Snaps
14 July 2020

Germany: Levelling off

With its first drop since February, the German ZEW sentiment index points to a levelling off in the economy over the summer months

211217-image-Germany

The latest ZEW index paints a good picture of how the recovery of the German recovery could evolve.

After the initial V-shaped recovery in May and June, a levelling off in the first summer months looks highly likely. In July, the ZEW index, which measures financial analysts’ assessment and expectations of economic and financial developments, dropped for the first time since February this year, to 59.3, from 63.4 in June.

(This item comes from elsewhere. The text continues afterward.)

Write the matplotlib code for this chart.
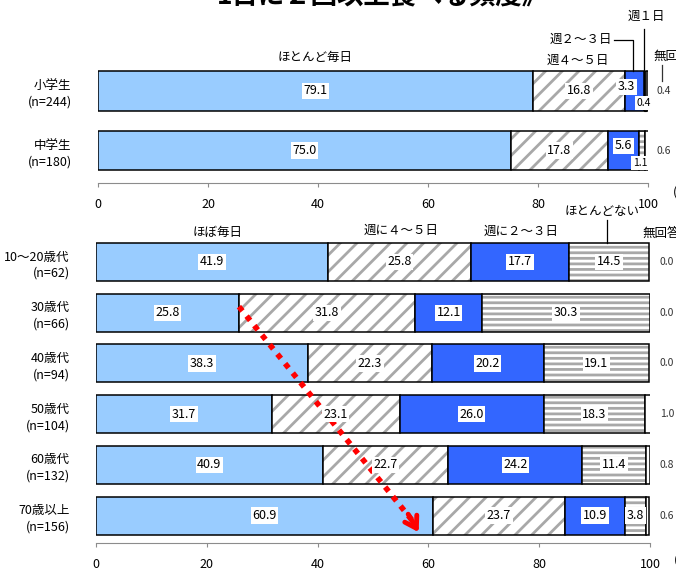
import numpy as np
import matplotlib.pyplot as plt

plt.rcParams['font.family'] = ['Noto Sans CJK JP', 'DejaVu Sans']
plt.rcParams['hatch.linewidth'] = 2.0

# top panel: school children
top_groups = ['小学生\n(n=244)', '中学生\n(n=180)']
top_daily = [79.1, 75.0]
top_45 = [16.8, 17.8]
top_23 = [3.3, 5.6]
top_w1 = [0.4, 0.0]
top_rare = [0.0, 1.1]
top_na = [0.4, 0.6]

# bottom panel: adults by age
age_groups = ['10～20歳代\n(n=62)', '30歳代\n(n=66)', '40歳代\n(n=94)',
              '50歳代\n(n=104)', '60歳代\n(n=132)', '70歳以上\n(n=156)']
age_daily = [41.9, 25.8, 38.3, 31.7, 40.9, 60.9]
age_45 = [25.8, 31.8, 22.3, 23.1, 22.7, 23.7]
age_23 = [17.7, 12.1, 20.2, 26.0, 24.2, 10.9]
age_rare = [14.5, 30.3, 19.1, 18.3, 11.4, 3.8]
age_na = [0.0, 0.0, 0.0, 1.0, 0.8, 0.6]

ticks = [0, 20, 40, 60, 80, 100]

LIGHT = '#99ccff'
BLUE = '#3366ff'
box = dict(facecolor='white', edgecolor='none', pad=1.2)
VS = 9  # value label size

fig = plt.figure(figsize=(6.76, 5.72), dpi=100)
W, H = 676, 572
ax1 = fig.add_axes([98 / W, 1 - 183 / H, 550 / W, 121 / H])
ax2 = fig.add_axes([96 / W, 1 - 543 / H, 554 / W, 315 / H])


def segment(ax, y, left, width, h, kind):
    if kind == 'daily':
        ax.barh(y, width, left=left, height=h, color=LIGHT, edgecolor='black', lw=1.1)
    elif kind == 'w45':
        ax.barh(y, width, left=left, height=h, color='white', edgecolor='#a8a8a8',
                hatch='//', lw=0)
        ax.barh(y, width, left=left, height=h, color='none', edgecolor='black', lw=1.1)
    elif kind == 'w23':
        ax.barh(y, width, left=left, height=h, color=BLUE, edgecolor='black', lw=1.1)
    elif kind == 'w1':
        ax.barh(y, width, left=left, height=h, color='#505050', edgecolor='black', lw=0.8)
    elif kind == 'rare':
        ax.barh(y, width, left=left, height=h, color='white', edgecolor='#a8a8a8',
                hatch='---', lw=0)
        ax.barh(y, width, left=left, height=h, color='none', edgecolor='black', lw=1.1)
    else:
        ax.barh(y, width, left=left, height=h, color='white', edgecolor='black', lw=1.1)


def style_axis(ax):
    for s in ['top', 'right', 'left']:
        ax.spines[s].set_visible(False)
    ax.spines['bottom'].set_color('#8c8c8c')
    ax.set_xlim(0, 100)
    ax.set_xticks(ticks)
    ax.tick_params(axis='x', direction='out', length=3, color='#8c8c8c',
                   labelsize=9, pad=8)
    ax.tick_params(axis='y', length=0, labelsize=9, pad=19)
    for lab in ax.get_yticklabels():
        lab.set_linespacing(1.35)


# ---- top panel
y1 = np.arange(len(top_groups))
h1 = 0.67
for i in y1:
    parts = [(top_daily[i], 'daily'), (top_45[i], 'w45'), (top_23[i], 'w23'),
             (top_w1[i], 'w1'), (top_rare[i], 'rare'), (top_na[i], 'na')]
    left = 0
    for v, k in parts:
        if v > 0:
            segment(ax1, i, left, v, h1, k)
        left += v
ax1.set_ylim(1.546, -0.487)
ax1.set_yticks(y1)
ax1.set_yticklabels(top_groups)
style_axis(ax1)

for i in y1:
    ax1.text(top_daily[i] / 2, i, f'{top_daily[i]:.1f}', ha='center', va='center', fontsize=VS, bbox=box)
    ax1.text(top_daily[i] + top_45[i] / 2, i, f'{top_45[i]:.1f}', ha='center', va='center', fontsize=VS, bbox=box)
    ax1.text(101.5, i, f'{top_na[i]:.1f}', ha='left', va='center', fontsize=7.5, color='#333333')

s = top_daily[0] + top_45[0]
ax1.text(s + 0.2, -0.07, f'{top_23[0]:.1f}', ha='center', va='center', fontsize=VS, bbox=box)
ax1.text(99.3, 0.2, f'{top_w1[0]:.1f}', ha='center', va='center', fontsize=7.5, bbox=box)
s = top_daily[1] + top_45[1]
ax1.text(s + top_23[1] / 2, 0.92, f'{top_23[1]:.1f}', ha='center', va='center', fontsize=VS, bbox=box)
ax1.text(98.6, 1.21, f'{top_rare[1]:.1f}', ha='center', va='center', fontsize=7.5, bbox=box)

# category captions above the top bars
ax1.text(39.5, -0.57, 'ほとんど毎日', ha='center', va='center', fontsize=9)
ax1.text(87.2, -0.51, '週４～５日', ha='center', va='center', fontsize=9)
ax1.text(93.4, -0.86, '週２～３日', ha='right', va='center', fontsize=9, clip_on=False)
ax1.plot([93.8, 97.3, 97.3], [-0.86, -0.86, -0.33], color='black', lw=0.9, clip_on=False)
ax1.text(96.2, -1.25, '週１日', ha='left', va='center', fontsize=9, clip_on=False)
ax1.plot([99.3, 99.3], [-1.04, -0.33], color='black', lw=0.9, clip_on=False)
ax1.text(100.9, -0.58, '無回答', ha='left', va='center', fontsize=9, clip_on=False)
ax1.plot([102.5, 102.5], [-0.44, -0.17], color='#333333', lw=0.9, clip_on=False)
ax1.text(104.5, 1.7, '(%)', ha='left', va='center', fontsize=9, clip_on=False)

# ---- bottom panel
y2 = np.arange(len(age_groups))
h2 = 0.75
for i in y2:
    parts = [(age_daily[i], 'daily'), (age_45[i], 'w45'), (age_23[i], 'w23'),
             (age_rare[i], 'rare'), (age_na[i], 'na')]
    left = 0
    for v, k in parts:
        if v > 0:
            segment(ax2, i, left, v, h2, k)
        if v > 2:
            ax2.text(left + v / 2, i, f'{v:.1f}', ha='center', va='center', fontsize=VS, bbox=box)
        left += v
    ax2.text(101.8, i, f'{age_na[i]:.1f}', ha='left', va='center', fontsize=7.5, color='#333333')
ax2.set_ylim(5.54, -0.67)
ax2.set_yticks(y2)
ax2.set_yticklabels(age_groups)
style_axis(ax2)

ax2.text(22.0, -0.58, 'ほぼ毎日', ha='center', va='center', fontsize=9)
ax2.text(55.0, -0.63, '週に４～５日', ha='center', va='center', fontsize=9)
ax2.text(76.8, -0.61, '週に２～３日', ha='center', va='center', fontsize=9)
ax2.text(91.3, -0.99, 'ほとんどない', ha='center', va='center', fontsize=9, clip_on=False)
ax2.plot([92.3, 92.3], [-0.83, -0.38], color='black', lw=0.9, clip_on=False)
ax2.text(98.7, -0.56, '無回答', ha='left', va='center', fontsize=9, clip_on=False)
ax2.text(104.3, 5.88, '(%)', ha='left', va='center', fontsize=9, clip_on=False)

# red dotted trend arrow from 30歳代 down to the bottom of 70歳以上
x0, yy0 = age_daily[1], 0.88
x1, yy1 = 58.5, 5 + h2 / 2
ax2.plot([x0, x1 - 1.2], [yy0, yy1 - 0.25], color='red', lw=4.0,
         linestyle=(0, (1, 1.2)), dash_capstyle='butt')
ax2.annotate('', xy=(x1, yy1), xytext=(x1 - 2.4, yy1 - 0.45),
             arrowprops=dict(arrowstyle='->,head_length=0.8,head_width=0.5',
                             color='red', lw=3.5))

# title (upper part is cut off by the figure edge)
fig.text(0.566, 1.005, '1日に２回以上食べる頻度》', ha='center', va='center',
         fontsize=19, fontweight='bold')

fig.savefig('out.png', dpi=100)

At the same time, the current assessment component improved somewhat to -80.9, from -81.3 in June.

Given that traditionally, the ZEW index has a better track record in predicting turning points in the economy, rather than predicting exact outcomes for GDP growth, it is interesting to look at the difference between current assessment and expectations. This difference is currently larger than was seen in 2008 and has stabilised since May, underlining investors’ optimism that the worst might be behind us.

However, even with the worst behind, today’s ZEW index adds to the evidence of a levelling off in the German economy. There is also truck toll mileage data which shows that activities on German highways has returned to more than 90% of the pre-crisis level, without showing any further improvement in recent weeks.

Also, the latest announcements by some German companies to reduce employment over the next couple of years illustrates that the permanent damage from the crisis as well as the accelerated structural changes driven by the crisis will continue to leave their marks on the economy.

On a different matter, this morning’s final CPI data for June showed increasing prices for food, hotels and restaurants prior to the VAT cut of 1st of July. Possibly a sign of price mark-ups. Headline inflation came in at 0.9% month-on-month, from 0.6% MoM in May. Lower energy price limited the increase in headline inflation.

All in all, even if the ZEW index might not have the best track record in predicting actual GDP growth in Germany. This time around, it looks as if this track record will be improved - levelling off it is.